___ Data provided

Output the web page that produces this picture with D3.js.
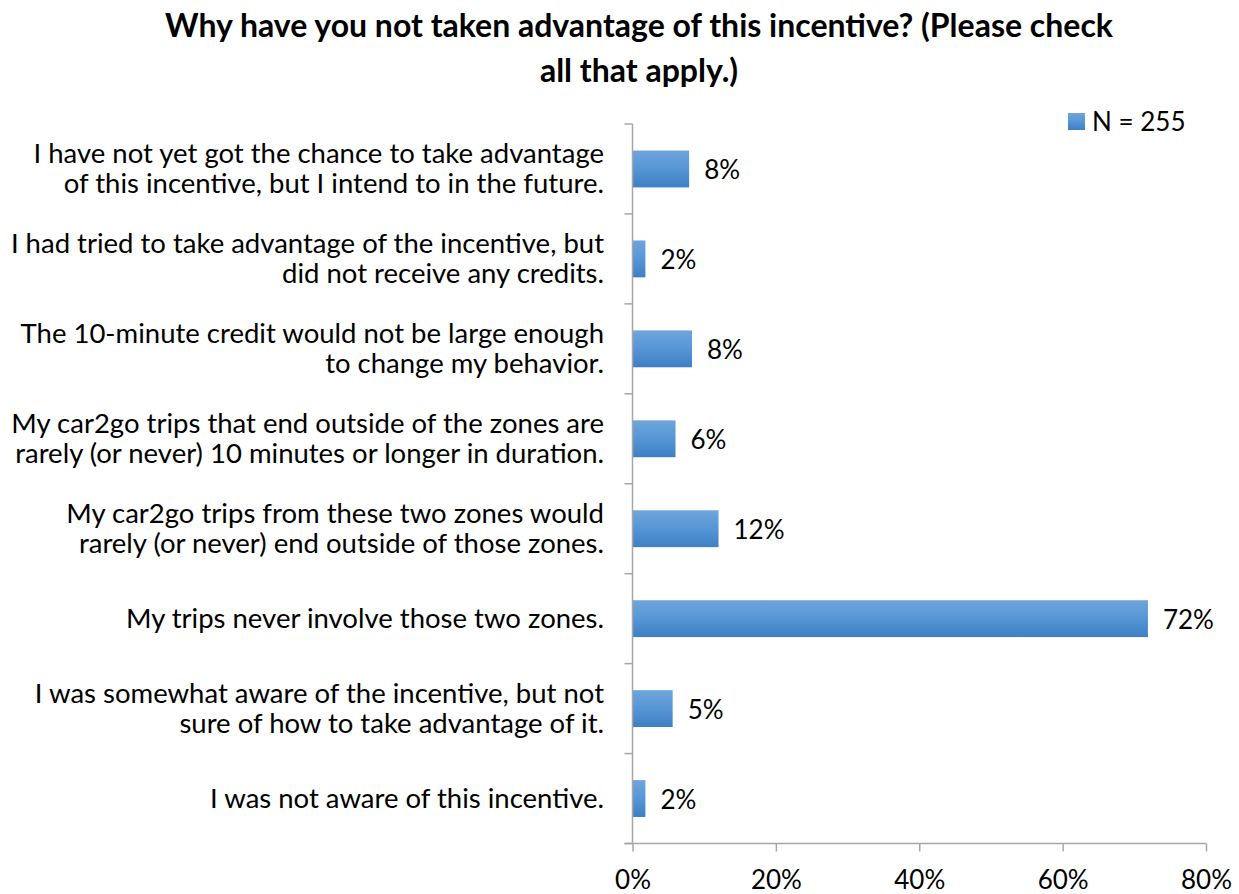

______
___ Data provided

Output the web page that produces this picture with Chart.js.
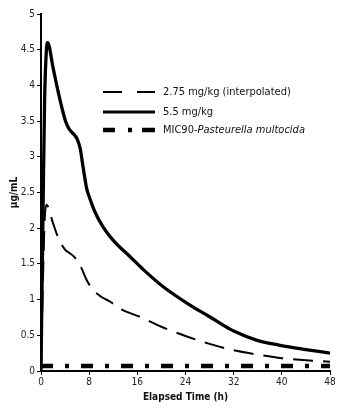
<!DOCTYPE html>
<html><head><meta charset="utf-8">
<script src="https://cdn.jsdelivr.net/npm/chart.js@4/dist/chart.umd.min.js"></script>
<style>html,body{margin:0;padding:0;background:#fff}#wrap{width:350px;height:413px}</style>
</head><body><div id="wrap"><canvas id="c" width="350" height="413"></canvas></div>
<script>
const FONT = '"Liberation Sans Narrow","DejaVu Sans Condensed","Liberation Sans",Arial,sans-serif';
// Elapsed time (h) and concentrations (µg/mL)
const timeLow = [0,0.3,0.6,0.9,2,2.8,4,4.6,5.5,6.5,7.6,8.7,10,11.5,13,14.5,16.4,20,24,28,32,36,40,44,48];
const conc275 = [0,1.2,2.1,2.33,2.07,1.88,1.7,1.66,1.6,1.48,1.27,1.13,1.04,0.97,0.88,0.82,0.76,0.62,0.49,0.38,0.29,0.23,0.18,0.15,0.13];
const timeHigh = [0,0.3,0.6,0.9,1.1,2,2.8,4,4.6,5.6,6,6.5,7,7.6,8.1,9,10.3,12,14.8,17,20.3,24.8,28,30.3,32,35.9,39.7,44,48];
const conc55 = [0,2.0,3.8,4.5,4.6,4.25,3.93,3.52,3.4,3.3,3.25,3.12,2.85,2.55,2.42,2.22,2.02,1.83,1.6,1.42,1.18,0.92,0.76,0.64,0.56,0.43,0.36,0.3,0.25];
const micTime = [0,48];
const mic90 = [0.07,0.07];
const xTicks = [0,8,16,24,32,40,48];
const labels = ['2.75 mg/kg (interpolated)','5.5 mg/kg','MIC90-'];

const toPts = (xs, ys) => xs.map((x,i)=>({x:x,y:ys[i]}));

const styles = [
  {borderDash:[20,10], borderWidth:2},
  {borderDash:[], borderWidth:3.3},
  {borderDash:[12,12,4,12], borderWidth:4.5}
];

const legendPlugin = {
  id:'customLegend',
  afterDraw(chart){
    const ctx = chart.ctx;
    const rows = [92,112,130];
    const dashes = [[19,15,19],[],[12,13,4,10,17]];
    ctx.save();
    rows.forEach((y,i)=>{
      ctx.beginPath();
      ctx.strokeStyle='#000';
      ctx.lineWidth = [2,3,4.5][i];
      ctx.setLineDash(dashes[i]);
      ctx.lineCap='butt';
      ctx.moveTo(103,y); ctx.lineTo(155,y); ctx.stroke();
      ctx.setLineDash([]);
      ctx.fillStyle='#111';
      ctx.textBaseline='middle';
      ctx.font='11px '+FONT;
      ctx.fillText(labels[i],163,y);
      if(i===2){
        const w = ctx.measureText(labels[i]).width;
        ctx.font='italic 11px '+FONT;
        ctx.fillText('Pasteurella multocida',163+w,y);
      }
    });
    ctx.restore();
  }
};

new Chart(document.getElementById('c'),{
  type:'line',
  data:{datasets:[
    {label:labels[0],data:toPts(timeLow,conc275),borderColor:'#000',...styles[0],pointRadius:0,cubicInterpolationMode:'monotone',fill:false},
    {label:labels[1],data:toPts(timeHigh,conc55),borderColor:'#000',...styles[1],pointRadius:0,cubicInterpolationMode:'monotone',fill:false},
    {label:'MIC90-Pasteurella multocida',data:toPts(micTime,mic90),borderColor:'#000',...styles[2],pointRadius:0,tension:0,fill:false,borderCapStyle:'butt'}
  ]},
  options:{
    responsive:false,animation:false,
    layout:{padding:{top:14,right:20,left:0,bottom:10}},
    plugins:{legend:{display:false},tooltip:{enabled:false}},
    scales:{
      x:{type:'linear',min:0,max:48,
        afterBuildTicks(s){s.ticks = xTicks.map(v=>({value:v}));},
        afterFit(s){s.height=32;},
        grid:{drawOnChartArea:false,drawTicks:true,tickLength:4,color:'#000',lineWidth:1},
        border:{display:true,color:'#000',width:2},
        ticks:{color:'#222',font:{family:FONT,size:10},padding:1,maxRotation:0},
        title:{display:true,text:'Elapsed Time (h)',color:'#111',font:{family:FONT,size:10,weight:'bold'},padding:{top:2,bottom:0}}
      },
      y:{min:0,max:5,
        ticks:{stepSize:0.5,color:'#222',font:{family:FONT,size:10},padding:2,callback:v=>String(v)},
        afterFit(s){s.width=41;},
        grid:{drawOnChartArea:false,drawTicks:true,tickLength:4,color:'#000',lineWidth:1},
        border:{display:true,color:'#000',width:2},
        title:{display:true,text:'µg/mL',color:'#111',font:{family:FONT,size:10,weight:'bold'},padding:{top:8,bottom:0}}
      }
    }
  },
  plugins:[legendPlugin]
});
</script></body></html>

______

• **Exercise**: Go back to the listing above and reproduce, exactly, the stretch from the line bearing "Output the web page that produces this picture with Chart.js." through the line bearing "const toPts = (xs, ys)", without its pictures.

• **Task response**:
Output the web page that produces this picture with Chart.js.
<!DOCTYPE html>
<html><head><meta charset="utf-8">
<script src="https://cdn.jsdelivr.net/npm/chart.js@4/dist/chart.umd.min.js"></script>
<style>html,body{margin:0;padding:0;background:#fff}#wrap{width:350px;height:413px}</style>
</head><body><div id="wrap"><canvas id="c" width="350" height="413"></canvas></div>
<script>
const FONT = '"Liberation Sans Narrow","DejaVu Sans Condensed","Liberation Sans",Arial,sans-serif';
// Elapsed time (h) and concentrations (µg/mL)
const timeLow = [0,0.3,0.6,0.9,2,2.8,4,4.6,5.5,6.5,7.6,8.7,10,11.5,13,14.5,16.4,20,24,28,32,36,40,44,48];
const conc275 = [0,1.2,2.1,2.33,2.07,1.88,1.7,1.66,1.6,1.48,1.27,1.13,1.04,0.97,0.88,0.82,0.76,0.62,0.49,0.38,0.29,0.23,0.18,0.15,0.13];
const timeHigh = [0,0.3,0.6,0.9,1.1,2,2.8,4,4.6,5.6,6,6.5,7,7.6,8.1,9,10.3,12,14.8,17,20.3,24.8,28,30.3,32,35.9,39.7,44,48];
const conc55 = [0,2.0,3.8,4.5,4.6,4.25,3.93,3.52,3.4,3.3,3.25,3.12,2.85,2.55,2.42,2.22,2.02,1.83,1.6,1.42,1.18,0.92,0.76,0.64,0.56,0.43,0.36,0.3,0.25];
const micTime = [0,48];
const mic90 = [0.07,0.07];
const xTicks = [0,8,16,24,32,40,48];
const labels = ['2.75 mg/kg (interpolated)','5.5 mg/kg','MIC90-'];

const toPts = (xs, ys) => xs.map((x,i)=>({x:x,y:ys[i]}));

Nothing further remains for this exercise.